For a good team, a good draft can be one that only produces one player who is good enough to push the team over the top. But if it's a team with a sub-.500 record, a good draft is one that has depth and helps it fill a significant number of needs. The great seer concluded, though, that in the end, it's the game-changing stars who produce championships. As evidence, he cited the Pittsburgh Steelers, who went from being perennial losers to winning multiple Super Bowls by making one great pick in three drafts within a 4-year period - Joe Greene, Terry Bradshaw and Franco Harris.
Of the Eagles drafts I studied, only four can be classified as very good, when applying the "game-changer" test: 1998: Tra Thomas and Jeremiah Trotter; 1999: Donovan McNabb; 2002: Lito Sheppard, Michael Lewis, Sheldon Brown and Brian Westbrook (best ever?); and 2009: Jeremy Maclin and LeSean McCoy.

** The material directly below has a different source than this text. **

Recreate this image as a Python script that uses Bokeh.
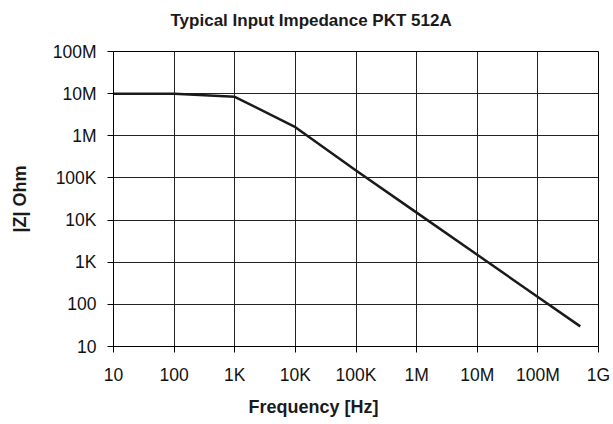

Only two others could be considered good drafts by applying the "depth" test: 2005: Mike Patterson, Todd Herremans, Trent Cole, Reggie Brown, Matt McCoy and Sean Considine; 2008: Trevor Laws, DeSean Jackson, Mike McGlynn, Quintin Demps and Joe Mays. The remaining drafts couldn't be rated good by any criteria used anywhere on Earth. Some were downright horrible, like the 2003 draft in which the Eagles selected Jerome McDougle, L.J. Smith, Billy McMullen, Jamaal Green, Jeremy Bridges and Norman LeJeune.
What does this all mean for this year's draft? Well, clearly we are a sub-.500 team that is looking for some depth. Because of this reality, I think Kelly's and general manager Howie Roseman's strategy of taking the best player available, as opposed to drafting based on need, was a good one. Three years from now, we'll look back and say that it was a good, solid draft because of its depth, which ended up helping to fill a lot of needs.

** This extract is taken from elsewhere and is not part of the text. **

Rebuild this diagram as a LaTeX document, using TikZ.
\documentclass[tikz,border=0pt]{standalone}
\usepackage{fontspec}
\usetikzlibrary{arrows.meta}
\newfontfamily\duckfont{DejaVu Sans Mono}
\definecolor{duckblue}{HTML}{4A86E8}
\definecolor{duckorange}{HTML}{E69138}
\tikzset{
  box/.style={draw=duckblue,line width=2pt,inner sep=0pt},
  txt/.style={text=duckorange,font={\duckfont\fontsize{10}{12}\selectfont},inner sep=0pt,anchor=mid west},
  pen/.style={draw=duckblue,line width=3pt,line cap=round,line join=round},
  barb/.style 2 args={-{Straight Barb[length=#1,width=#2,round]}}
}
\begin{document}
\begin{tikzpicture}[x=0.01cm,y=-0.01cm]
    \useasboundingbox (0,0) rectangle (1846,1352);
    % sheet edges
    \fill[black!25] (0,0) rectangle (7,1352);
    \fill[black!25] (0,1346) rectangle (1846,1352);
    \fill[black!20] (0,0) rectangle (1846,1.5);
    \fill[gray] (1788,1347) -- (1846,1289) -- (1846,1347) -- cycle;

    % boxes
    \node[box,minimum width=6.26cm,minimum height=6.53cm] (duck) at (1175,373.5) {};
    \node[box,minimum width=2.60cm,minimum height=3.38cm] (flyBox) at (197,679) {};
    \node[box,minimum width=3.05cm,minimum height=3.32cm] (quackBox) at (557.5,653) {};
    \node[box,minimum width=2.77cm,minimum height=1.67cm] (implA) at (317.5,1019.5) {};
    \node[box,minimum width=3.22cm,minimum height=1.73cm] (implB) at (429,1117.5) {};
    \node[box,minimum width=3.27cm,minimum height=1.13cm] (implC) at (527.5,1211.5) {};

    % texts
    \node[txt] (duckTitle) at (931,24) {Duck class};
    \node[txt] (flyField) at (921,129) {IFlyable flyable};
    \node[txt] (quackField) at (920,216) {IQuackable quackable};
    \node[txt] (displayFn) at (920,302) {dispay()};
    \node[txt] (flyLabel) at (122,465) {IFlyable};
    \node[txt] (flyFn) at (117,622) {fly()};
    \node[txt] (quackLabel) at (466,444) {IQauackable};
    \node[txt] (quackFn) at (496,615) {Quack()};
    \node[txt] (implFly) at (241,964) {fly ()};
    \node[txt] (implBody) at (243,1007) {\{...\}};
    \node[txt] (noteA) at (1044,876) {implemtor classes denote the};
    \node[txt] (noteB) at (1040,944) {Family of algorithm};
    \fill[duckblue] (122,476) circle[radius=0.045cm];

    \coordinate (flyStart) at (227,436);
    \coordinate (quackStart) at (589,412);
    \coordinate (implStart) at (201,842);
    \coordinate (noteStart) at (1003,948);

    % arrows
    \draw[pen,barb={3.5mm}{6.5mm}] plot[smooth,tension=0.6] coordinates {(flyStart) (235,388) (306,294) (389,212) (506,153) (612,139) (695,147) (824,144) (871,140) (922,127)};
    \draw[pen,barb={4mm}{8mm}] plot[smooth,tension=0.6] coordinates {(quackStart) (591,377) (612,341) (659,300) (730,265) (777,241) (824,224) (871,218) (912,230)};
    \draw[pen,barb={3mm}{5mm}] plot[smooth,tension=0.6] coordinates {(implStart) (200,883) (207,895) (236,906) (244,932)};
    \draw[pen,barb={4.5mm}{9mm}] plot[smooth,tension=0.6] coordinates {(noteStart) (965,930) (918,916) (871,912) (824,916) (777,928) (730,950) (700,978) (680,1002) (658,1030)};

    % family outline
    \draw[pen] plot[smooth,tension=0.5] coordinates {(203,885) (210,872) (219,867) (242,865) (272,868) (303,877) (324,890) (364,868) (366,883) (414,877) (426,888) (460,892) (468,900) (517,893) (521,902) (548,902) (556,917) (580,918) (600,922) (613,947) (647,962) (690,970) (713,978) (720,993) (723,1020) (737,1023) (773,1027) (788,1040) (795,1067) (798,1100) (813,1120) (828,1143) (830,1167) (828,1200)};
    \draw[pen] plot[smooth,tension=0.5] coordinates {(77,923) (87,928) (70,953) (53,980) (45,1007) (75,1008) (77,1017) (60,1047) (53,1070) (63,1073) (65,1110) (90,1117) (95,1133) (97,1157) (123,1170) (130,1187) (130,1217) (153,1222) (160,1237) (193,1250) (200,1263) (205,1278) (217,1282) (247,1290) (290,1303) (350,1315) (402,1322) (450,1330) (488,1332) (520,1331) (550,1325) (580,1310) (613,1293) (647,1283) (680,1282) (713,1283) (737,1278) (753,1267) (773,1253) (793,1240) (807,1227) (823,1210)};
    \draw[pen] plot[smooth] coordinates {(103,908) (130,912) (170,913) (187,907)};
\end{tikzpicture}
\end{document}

I don't see any true game-changers, but offensive tackle Lane Johnson, tight end Zach Ertz and defensive lineman Bennie Logan will all be starters, and quarterback Matt Barkley, safety Earl Wolff and cornerback Jordan Poyer (a seventh-rounder who was a real steal and a great playmaker, with seven interceptions last season at Oregon State) all will be significant contributors. That will be a good record, considering this draft might have been devoid of game-changers, but you never know, and let's hope I'm wrong.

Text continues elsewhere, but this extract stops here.